En comparativa internacional el Partido X es la forma más avanzada de partido red, como el 15M lo es entre los indignados occidentales. La elaboración colaborativa de un programa, en ausencia de una estructura formal o partidaria previa o de una ideología concreta, no tiene precedentes. Tampoco ningún Occupy occidental cuenta con los siete de cada diez ciudadanos que, según las encuestas, suscriben posturas quincemayistas. Son los mismos que consideran a los políticos como un problema y les tienen la misma baja estima que a los banqueros. Ese cuerpo electoral ha finiquitado el bipartidismo. Y el Partido X dice que va a por 1.2 millones de votos en las elecciones europeas y a por 3.5 en las generales. Fueron las cifras que aportó el exdirectivo de Gallup que les acompañó en la presentación de Madrid. Triunfalismo de partida, sin duda, pero formulado por quienes no tienen nada que perder. Por eso se atreven a lo que otros temen.

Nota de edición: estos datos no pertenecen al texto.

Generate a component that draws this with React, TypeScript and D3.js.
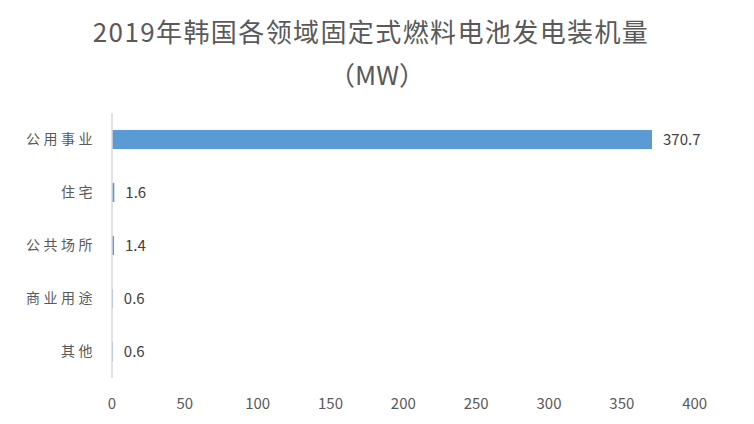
import React from "react";
import * as d3 from "d3";

const categories = ["公用事业", "住宅", "公共场所", "商业用途", "其他"];
const values = [370.7, 1.6, 1.4, 0.6, 0.6];
const valueLabels = ["370.7", "1.6", "1.4", "0.6", "0.6"];
const xTicks = [0, 50, 100, 150, 200, 250, 300, 350, 400];
const titleLine1 = "2019年韩国各领域固定式燃料电池发电装机量";
const titleLine2 = "（MW）";

const W = 754;
const H = 424;
const FONT = "'Noto Sans CJK SC', 'Noto Sans', sans-serif";

export default function App() {
  const left = 112;
  const right = 694.7;
  const top = 113;
  const bottom = 378;
  const x = d3.scaleLinear().domain([0, 400]).range([left, right]);
  const y = d3.scaleBand<string>().domain(categories).range([top, bottom]).paddingInner(0.64).paddingOuter(0.32);
  return (
    <svg width={W} height={H} style={{ position: "absolute", left: 0, top: 0, background: "#fff" }}>
      <text x={371} y={42} textAnchor="middle" fontFamily={FONT} fontSize={26} letterSpacing={1.4} fill="#595959">{titleLine1}</text>
      <text x={377} y={85} textAnchor="middle" fontFamily={FONT} fontSize={26} fill="#595959">{titleLine2}</text>
      {categories.map((c, i) => (
        <g key={c}>
          <rect x={x(0)} y={y(c)!} width={Math.max(0, x(values[i]) - x(0))} height={y.bandwidth()} fill="#5b9bd5" />
          <text x={96} y={y(c)! + y.bandwidth() / 2} dy="0.35em" textAnchor="end" fontFamily={FONT} fontSize={14} letterSpacing={3.5} fill="#595959">{c}</text>
          <text x={x(values[i]) + 11} y={y(c)! + y.bandwidth() / 2} dy="0.35em" fontFamily={FONT} fontSize={15} fill="#404040">{valueLabels[i]}</text>
        </g>
      ))}
      <line x1={x(0)} x2={x(0)} y1={top} y2={bottom} stroke="#d9d9d9" strokeWidth={1.5} />
      {xTicks.map((t) => (
        <text key={t} x={x(t)} y={404} dy="0.35em" textAnchor="middle" fontFamily={FONT} fontSize={15} fill="#595959">{t}</text>
      ))}
    </svg>
  );
}
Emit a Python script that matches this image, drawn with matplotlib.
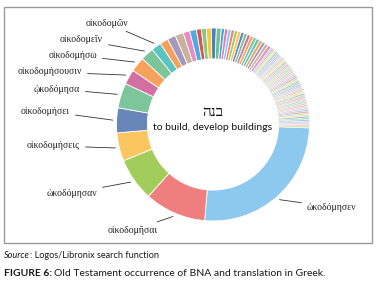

El futuro no es solo de los herejes de la Transición. Lo es también de quienes ofrezcan estructuras de participación acordes con los saberes y las competencias de los ciudadanos. Partidos que actúen como espacios de socialización política y solidaridad. Y cuya arquitectura favorezca la cooperación y la transparencia. El Partido X ha recogido la pulsión de una democracia de código abierto y libre. Desde hace años ese código se desarrolla en las calles y está proscrito en las instituciones. Sería un error descomunal que todo quedase en proclamas ciberfetichistas, en llamadas a hackear y reiniciar el sistema que se quedasen en retórica narcisista proyectada solo en las pantallas.

Sería un error (tanto del Partido X como del resto de partidos) olvidar algunos principios que inspiran su proyecto. Cualquier candidatura electoral debiera rescatar la política amateur, que pone el amor al bien común antes que el cargo. Desde esa posición el cargo representa, ante todo, una carga; y su acumulación en pocas manos, un monopolio intolerable. La democracia de los comunes (commons) necesita también aprovechar el conocimiento experto distribuido en la sociedad. Los especialistas señalarán las políticas factibles, los riesgos que conllevan y alentarán el pragmatismo. La ciudadanía interpelándoles, aceptando o vetando sus propuestas recordarán los valores sociales que, al final, debieran determinar los costes y beneficios que conlleva toda decisión política.

Estos principios importan más que las propuestas concretas del Partido X. El ciudadanismo de los partidos en red no está exento de acabar en un adanismo infantiloide: inconsciente de la imposibilidad de gobernar para el 90%. Se trata más bien de prototipar nuevos artefactos políticos. Igual que las mareas del 15M han realizado el trabajo sindical, hay que ensayar dinámicas que ahora están excluidas de los partidos. Su faccionalismo les impide ser inclusivos. Su dogmatismo ideológico e identitario paraliza su capacidad de ser transversales. Su obsesión electoralista les hace olvidar que el valor de un triunfo en las urnas depende de la calidad del debate social que lo precede. Su amarre a unos medios alineados editorialmente, les impide concebir las TIC como recursos que desarrollamos entre todos. Sus webs y las cuentas oficiales en Facebook y Twitter siguen los modelos del autobombo, el verticalismo y la crispación.

La clave no es tanto el programa y las medidas concretas del Partido X, aunque también. Ni siquiera su suerte electoral. Lo peor sería que, como les pasó al resto, la organización se convirtiese en un fin en sí mismo. La democracia del siglo XXI, si va a ser real, no será ¡ya! Nos queda un largo camino para reformular los tres poderes clásicos, adaptándolos a un nuevo modelo en red. Demos paso a una ciudadanía que ya actúa de cuarto poder. Intenta aplicar en las calles la sanción política porque la rendición de cuentas no tiene lugar en los parlamentos, apenas en los tribunales y, menos aún, en las sedes de los partidos. Quienes ahora son contrapoder están dando el paso de asumir tareas de gobierno y legislativas. Escriben un código democrático, abierto a la modificación y de libre uso. Como la democracia. Y punto.